Kerry Ward is Assistant Professor of World History at Rice University. Her geographical areas of specialization are African, Southeast Asian and Indian Ocean history. Her doctoral dissertation is on forced migration from the Netherlands East Indies to the Cape of Good Hope in the Dutch East India Company period c1650-1795. Her other research interests in the fields of South African and Indonesian history include the production of historical knowledge; issues of memory and history; the transformation of museums and the heritage industry; and Christianity and Islam.
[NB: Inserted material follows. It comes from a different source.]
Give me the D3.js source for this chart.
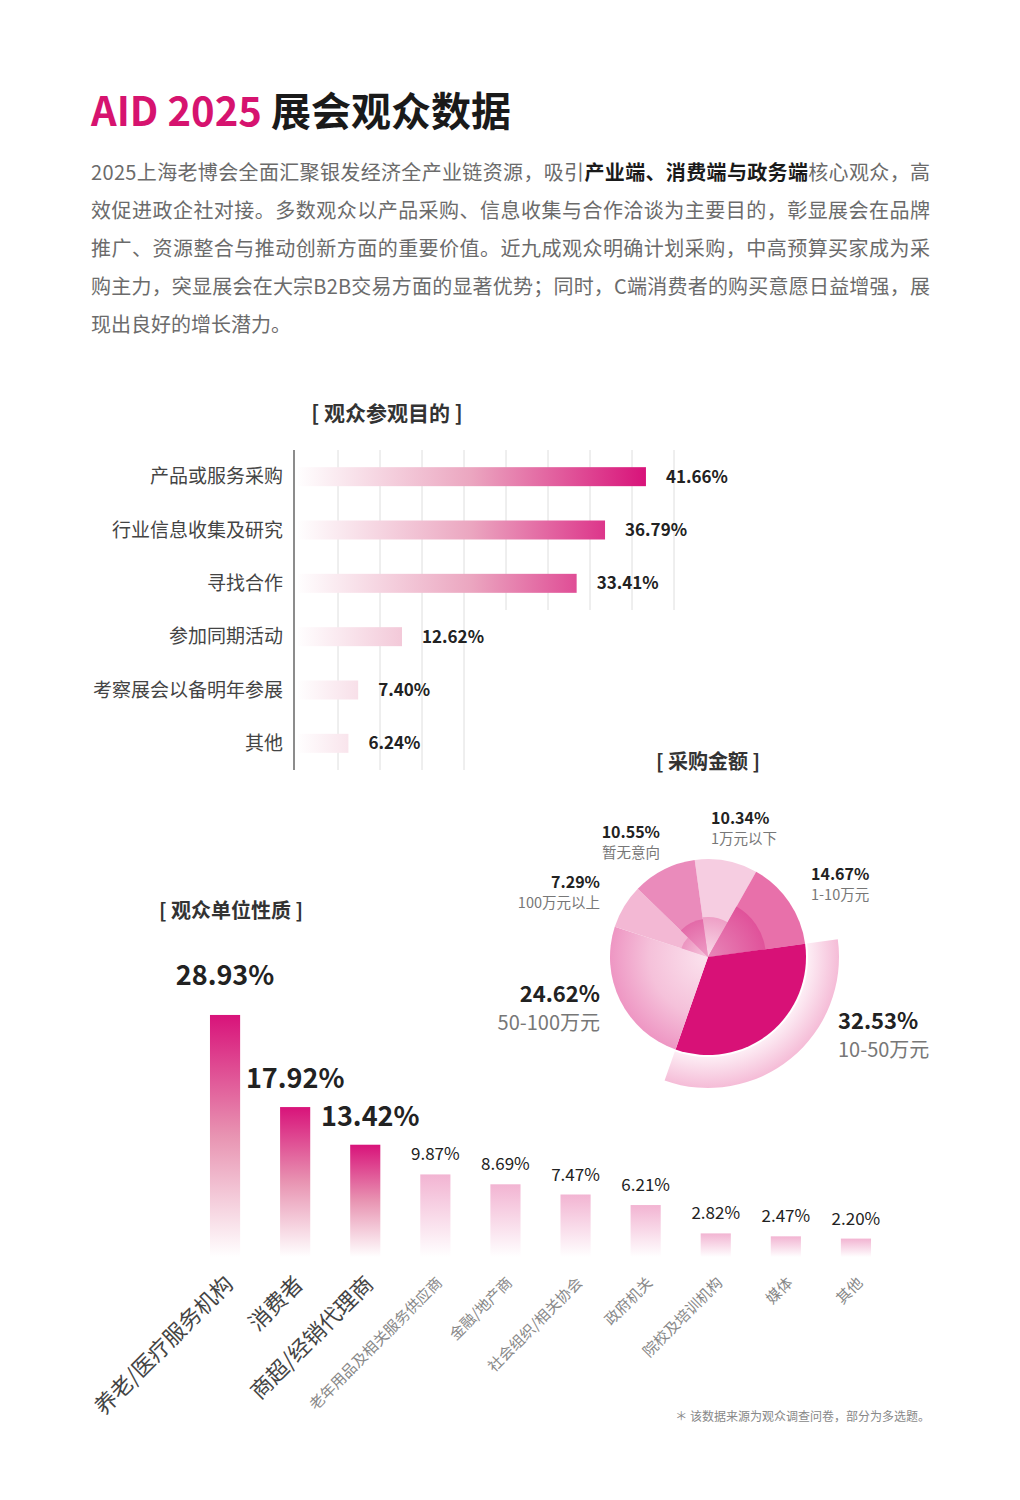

Meng Yeh is a Lecturer in the Center for the Study of Languages and in Asian Studies. She received her Ph.D. in linguistics from the University of Texas at Austin in 1993. Before joining Rice, she was an Associate Professor of Chinese at Trinity University where she helped develop Chinese major program. Her research interests are in theoretical linguistics, language pedagogy and films. Her recent papers on linguistics include ‘A Historical Analysis of Adverbs’ (1998) and ‘A Semantic Approach to the Aspectual Markers in Mandarin’ (1999). She designed and co-authored a workbook of listening comprehension for the Chinese learners, published by Yale University Press (2000). At Rice, she received two Brown Teaching Grants (2002, 2003) to develop online language learning materials. She was awarded Jiede Research Grant for the project of ‘Exploring Chinatown: Integrating Language, Culture and Community,’ by the Chinese Language Teachers Association (2004). Dr. Yeh received Sarofim Teaching Award, Rice University (2005). She completed the project ‘Teaching Languages through Songs,’ through a grant from Advanced Research on Language Acquisition at the University of Minnesota (2006). Currently she is working on ‘A Cultural Documentary on China: a Student Perspective,’ Booth-Ferris Grant (2006).